*Stated goal*. Track down every line below that holds "this" and copy it.

*Data supplied*.
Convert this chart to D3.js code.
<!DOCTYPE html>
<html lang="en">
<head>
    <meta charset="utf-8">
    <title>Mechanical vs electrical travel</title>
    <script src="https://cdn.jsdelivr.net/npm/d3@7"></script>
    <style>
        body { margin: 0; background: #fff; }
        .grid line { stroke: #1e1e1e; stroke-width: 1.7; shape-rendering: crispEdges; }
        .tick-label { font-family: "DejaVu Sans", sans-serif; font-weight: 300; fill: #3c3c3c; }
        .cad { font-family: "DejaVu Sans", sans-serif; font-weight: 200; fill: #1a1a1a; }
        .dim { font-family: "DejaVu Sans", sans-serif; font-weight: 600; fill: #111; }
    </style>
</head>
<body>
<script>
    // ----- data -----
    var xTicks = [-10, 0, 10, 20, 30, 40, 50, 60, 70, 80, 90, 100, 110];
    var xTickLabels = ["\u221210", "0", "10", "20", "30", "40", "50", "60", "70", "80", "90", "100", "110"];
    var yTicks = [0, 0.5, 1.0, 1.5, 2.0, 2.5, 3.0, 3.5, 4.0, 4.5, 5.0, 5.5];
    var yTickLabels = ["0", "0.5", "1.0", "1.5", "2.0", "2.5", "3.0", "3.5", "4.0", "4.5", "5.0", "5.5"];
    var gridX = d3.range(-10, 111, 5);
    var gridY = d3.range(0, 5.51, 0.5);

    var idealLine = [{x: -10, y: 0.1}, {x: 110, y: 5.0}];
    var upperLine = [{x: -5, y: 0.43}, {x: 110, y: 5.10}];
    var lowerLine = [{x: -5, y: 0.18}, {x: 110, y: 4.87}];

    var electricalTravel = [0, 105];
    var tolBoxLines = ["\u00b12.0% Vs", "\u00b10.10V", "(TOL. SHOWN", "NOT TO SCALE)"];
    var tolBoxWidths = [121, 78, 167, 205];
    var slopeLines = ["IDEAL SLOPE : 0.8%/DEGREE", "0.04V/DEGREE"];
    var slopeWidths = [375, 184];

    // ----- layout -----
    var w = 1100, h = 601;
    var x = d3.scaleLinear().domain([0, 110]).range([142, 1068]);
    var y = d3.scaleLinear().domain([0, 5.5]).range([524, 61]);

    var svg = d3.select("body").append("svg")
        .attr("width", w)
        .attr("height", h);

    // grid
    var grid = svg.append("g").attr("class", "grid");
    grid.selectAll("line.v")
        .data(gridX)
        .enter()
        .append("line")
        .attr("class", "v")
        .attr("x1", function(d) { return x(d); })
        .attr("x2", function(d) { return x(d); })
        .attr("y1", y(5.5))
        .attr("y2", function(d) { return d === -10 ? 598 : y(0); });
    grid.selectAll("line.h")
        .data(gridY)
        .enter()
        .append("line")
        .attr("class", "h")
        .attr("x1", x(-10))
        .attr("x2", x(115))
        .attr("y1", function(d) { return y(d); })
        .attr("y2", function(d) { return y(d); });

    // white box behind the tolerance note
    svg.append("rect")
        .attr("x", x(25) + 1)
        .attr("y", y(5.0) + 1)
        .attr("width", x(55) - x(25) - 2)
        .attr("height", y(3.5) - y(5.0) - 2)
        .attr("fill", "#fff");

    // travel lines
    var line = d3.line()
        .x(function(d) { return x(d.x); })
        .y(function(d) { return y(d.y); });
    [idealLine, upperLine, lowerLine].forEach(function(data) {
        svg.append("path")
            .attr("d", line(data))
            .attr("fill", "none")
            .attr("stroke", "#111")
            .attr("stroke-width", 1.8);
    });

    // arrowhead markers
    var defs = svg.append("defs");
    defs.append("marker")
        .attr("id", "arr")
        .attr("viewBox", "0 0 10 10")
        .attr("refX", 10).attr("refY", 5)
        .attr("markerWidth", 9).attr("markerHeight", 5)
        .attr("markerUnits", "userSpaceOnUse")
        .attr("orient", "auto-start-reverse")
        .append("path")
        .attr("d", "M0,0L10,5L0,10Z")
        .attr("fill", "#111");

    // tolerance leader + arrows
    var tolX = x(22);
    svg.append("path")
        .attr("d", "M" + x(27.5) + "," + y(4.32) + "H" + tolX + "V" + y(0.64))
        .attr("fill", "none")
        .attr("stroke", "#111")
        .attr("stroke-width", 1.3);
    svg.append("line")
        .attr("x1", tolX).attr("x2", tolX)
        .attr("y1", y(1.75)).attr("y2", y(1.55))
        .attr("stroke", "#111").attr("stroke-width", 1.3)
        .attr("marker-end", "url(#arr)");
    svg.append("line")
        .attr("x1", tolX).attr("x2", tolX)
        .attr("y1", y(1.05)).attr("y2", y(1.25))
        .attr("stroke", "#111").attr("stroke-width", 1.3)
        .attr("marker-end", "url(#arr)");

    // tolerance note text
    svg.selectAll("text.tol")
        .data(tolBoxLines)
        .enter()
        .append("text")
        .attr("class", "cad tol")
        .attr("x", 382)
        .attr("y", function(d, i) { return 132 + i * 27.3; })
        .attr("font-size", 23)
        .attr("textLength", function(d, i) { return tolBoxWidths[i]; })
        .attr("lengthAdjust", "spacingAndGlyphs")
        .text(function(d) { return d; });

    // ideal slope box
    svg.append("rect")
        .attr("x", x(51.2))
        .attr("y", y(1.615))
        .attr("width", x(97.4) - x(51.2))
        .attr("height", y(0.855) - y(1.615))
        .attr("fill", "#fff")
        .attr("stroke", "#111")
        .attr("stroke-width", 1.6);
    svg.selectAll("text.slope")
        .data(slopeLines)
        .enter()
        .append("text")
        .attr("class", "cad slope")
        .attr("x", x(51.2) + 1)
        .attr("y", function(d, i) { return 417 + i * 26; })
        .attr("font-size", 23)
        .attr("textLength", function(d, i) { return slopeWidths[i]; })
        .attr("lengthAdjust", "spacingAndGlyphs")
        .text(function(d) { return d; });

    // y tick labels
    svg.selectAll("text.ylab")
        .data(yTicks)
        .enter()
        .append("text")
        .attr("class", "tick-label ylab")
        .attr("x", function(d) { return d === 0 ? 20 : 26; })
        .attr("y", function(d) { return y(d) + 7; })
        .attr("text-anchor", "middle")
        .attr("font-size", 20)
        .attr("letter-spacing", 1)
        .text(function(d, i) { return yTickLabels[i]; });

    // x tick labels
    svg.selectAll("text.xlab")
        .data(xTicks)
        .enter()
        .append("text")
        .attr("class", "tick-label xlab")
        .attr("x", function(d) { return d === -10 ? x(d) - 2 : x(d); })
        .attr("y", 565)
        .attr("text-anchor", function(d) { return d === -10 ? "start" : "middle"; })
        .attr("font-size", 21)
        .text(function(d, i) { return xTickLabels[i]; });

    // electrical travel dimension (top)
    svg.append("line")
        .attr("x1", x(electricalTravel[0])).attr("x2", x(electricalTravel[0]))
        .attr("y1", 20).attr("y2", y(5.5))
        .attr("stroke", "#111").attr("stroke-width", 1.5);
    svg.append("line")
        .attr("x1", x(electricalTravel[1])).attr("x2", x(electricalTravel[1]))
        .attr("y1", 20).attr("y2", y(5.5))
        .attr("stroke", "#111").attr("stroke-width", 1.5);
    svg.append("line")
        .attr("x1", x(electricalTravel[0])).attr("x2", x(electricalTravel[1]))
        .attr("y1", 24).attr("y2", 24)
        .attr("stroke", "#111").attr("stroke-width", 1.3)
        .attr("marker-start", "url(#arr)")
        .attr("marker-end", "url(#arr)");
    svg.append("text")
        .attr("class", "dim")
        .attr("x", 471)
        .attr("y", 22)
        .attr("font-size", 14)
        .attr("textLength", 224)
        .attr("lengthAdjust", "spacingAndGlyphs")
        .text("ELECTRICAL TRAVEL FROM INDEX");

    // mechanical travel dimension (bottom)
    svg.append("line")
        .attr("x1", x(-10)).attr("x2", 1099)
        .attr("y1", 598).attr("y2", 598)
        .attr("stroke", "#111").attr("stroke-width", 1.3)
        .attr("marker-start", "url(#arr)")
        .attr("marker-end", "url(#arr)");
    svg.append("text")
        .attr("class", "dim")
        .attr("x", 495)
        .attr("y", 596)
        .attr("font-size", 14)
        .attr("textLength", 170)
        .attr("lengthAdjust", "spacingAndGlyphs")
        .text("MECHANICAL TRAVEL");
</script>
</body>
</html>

==

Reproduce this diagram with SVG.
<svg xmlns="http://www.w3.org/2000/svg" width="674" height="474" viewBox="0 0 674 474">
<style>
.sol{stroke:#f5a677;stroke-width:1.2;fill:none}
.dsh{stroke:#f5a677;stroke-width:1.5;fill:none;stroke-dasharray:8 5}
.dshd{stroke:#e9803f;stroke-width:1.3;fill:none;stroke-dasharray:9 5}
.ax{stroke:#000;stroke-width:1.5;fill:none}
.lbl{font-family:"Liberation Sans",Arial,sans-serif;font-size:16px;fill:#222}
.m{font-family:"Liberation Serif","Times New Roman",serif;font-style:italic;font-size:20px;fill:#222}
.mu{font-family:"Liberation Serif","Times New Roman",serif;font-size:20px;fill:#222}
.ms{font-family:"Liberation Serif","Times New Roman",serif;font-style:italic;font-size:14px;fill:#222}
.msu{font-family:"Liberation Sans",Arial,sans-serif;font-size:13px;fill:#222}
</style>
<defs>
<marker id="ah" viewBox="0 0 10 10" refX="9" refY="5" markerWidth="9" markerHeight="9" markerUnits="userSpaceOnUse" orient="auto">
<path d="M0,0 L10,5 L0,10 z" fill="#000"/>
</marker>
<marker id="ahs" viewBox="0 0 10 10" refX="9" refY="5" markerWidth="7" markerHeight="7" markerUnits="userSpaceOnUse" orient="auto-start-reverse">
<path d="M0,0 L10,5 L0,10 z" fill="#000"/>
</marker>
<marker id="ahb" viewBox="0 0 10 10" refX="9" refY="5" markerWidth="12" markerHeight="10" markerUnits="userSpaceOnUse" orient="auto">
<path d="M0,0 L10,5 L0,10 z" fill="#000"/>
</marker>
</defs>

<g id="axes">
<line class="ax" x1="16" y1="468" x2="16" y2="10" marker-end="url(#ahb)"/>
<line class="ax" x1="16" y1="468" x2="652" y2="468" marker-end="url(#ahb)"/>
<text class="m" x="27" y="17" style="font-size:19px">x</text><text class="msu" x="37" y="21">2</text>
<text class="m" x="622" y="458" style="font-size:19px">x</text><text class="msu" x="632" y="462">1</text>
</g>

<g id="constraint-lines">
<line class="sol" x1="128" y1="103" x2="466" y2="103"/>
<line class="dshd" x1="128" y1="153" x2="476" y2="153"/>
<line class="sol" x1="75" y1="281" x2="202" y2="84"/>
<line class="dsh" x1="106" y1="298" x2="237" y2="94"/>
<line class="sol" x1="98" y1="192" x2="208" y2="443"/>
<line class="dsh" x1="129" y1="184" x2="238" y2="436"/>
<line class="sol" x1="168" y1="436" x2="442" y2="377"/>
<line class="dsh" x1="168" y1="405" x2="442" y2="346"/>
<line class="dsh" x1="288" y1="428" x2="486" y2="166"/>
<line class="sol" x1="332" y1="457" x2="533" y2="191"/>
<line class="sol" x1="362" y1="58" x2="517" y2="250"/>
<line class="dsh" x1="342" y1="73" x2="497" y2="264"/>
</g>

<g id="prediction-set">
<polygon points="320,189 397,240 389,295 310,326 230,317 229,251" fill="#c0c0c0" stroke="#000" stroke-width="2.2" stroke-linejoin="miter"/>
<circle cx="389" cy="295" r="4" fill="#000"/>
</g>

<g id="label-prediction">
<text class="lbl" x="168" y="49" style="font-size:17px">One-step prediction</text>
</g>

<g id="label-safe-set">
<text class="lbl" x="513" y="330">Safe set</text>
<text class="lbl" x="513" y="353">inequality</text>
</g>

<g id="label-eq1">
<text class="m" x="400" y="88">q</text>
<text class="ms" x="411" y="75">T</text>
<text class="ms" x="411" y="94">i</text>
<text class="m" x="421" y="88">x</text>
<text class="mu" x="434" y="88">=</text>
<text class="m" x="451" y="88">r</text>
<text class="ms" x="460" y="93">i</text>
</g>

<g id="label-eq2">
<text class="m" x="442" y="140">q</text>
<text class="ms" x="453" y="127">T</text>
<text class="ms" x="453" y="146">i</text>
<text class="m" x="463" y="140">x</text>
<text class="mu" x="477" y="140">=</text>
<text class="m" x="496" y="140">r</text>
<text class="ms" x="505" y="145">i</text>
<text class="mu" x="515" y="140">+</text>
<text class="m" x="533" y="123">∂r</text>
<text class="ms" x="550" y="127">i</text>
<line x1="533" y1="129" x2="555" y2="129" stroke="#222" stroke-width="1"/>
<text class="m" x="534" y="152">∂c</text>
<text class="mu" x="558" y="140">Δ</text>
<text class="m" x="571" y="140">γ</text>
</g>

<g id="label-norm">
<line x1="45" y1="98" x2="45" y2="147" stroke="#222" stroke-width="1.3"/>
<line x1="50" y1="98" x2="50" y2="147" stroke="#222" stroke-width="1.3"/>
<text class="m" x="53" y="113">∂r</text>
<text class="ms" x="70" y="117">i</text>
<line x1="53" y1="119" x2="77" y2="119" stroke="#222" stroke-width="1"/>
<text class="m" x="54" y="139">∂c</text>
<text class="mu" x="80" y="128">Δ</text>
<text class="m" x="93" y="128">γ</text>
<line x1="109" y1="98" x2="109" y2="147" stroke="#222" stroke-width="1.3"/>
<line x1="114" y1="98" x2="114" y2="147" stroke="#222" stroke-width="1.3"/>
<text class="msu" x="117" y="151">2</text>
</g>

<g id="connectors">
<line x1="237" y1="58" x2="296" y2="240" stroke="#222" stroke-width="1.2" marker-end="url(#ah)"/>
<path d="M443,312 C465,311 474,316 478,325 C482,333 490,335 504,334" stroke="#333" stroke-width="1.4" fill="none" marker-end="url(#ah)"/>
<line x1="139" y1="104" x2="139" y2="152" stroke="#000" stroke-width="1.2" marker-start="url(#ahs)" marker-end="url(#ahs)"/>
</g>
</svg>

*Task result*.
Convert this chart to D3.js code.
Reproduce this diagram with SVG.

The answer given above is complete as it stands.